Dynamic Beta’s DBMF ETF translates that hedge‑fund expertise into a retail‑friendly vehicle. Rather than charging the typical 2%‑plus management fee and performance incentives, DBMF operates at a fraction of the cost, shaving off several hundred basis points. The fund concentrates on ten highly liquid instruments—S&P 500 futures, non‑U.S. and emerging‑market equity futures, 2‑, 10‑ and 30‑year Treasury futures, gold, crude oil, and euro/yen currency pairs—allowing efficient execution with minimal slippage. This streamlined approach not only mirrors the risk‑adjusted returns of more expensive managed‑futures mandates but also offers daily transparency and the ability to buy or sell shares on any exchange.
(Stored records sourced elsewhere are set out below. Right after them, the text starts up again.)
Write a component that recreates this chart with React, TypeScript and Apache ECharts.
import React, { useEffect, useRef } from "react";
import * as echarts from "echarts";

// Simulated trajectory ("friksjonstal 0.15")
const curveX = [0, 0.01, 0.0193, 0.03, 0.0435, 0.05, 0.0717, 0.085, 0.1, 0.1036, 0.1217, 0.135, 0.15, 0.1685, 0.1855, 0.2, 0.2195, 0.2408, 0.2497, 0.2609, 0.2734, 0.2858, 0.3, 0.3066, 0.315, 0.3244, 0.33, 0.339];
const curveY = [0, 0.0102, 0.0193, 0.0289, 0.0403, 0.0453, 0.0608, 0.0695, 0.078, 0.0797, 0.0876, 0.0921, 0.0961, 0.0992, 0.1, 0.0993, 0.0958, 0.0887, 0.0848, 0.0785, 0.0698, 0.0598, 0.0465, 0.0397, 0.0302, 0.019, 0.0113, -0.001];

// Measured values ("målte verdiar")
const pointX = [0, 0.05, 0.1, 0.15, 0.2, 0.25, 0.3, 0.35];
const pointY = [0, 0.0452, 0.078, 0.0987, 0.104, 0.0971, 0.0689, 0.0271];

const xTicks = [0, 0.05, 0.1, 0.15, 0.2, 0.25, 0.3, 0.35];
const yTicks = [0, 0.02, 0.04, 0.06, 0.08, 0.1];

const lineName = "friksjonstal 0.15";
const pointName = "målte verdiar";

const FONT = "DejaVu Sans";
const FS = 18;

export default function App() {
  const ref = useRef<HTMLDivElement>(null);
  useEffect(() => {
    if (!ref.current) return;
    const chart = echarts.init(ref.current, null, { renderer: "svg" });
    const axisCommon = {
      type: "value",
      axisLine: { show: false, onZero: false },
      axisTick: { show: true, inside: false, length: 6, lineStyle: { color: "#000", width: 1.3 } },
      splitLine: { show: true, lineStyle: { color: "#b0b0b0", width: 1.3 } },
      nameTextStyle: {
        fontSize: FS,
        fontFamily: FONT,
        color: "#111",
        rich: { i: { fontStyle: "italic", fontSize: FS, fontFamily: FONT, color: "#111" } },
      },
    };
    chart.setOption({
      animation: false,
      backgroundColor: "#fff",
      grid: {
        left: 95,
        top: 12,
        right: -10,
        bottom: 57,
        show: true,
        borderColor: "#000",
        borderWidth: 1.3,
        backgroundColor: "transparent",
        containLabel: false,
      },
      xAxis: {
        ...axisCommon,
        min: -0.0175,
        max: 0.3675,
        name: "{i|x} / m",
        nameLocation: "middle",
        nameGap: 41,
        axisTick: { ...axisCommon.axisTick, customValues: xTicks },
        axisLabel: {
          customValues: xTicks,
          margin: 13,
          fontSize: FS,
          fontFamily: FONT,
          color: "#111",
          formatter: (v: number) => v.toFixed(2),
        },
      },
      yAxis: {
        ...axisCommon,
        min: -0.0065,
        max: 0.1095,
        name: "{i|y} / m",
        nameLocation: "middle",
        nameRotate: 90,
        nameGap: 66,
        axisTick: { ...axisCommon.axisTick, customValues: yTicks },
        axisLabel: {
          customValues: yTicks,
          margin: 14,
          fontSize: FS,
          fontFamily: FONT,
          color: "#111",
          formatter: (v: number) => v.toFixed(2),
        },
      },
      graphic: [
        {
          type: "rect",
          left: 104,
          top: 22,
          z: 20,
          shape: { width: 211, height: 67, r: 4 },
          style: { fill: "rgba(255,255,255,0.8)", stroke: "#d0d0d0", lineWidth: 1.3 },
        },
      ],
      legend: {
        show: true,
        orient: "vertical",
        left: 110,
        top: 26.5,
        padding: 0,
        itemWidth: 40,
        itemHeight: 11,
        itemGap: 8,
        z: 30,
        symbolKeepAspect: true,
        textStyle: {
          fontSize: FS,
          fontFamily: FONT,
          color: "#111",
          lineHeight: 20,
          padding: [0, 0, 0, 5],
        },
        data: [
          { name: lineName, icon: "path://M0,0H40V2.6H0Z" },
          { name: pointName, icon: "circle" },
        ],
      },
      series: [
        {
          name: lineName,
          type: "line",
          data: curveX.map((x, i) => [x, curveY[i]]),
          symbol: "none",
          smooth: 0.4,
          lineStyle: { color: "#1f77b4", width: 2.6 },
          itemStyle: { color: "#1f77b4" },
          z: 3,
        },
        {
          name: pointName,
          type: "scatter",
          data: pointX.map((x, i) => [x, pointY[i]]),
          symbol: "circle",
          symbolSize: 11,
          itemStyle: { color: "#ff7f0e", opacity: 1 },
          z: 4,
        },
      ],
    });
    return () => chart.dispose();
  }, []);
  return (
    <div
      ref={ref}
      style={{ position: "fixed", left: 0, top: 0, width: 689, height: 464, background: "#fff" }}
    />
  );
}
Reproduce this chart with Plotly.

For investors, the rise of DBMF signals a broader shift toward democratizing sophisticated strategies. As traditional 60/40 portfolios grapple with rising correlation between stocks and bonds, adding a modest allocation to managed futures can boost risk‑adjusted performance and act as a shock absorber during market stress. The ETF’s scalable design, backed by deep‑liquidity markets, suggests capacity constraints are unlikely to materialize, even as assets under management grow. Advisors and individual investors alike can now incorporate a proven, low‑cost diversifier without the operational headaches of hedge‑fund replication, positioning their portfolios for resilience in an increasingly volatile macro environment.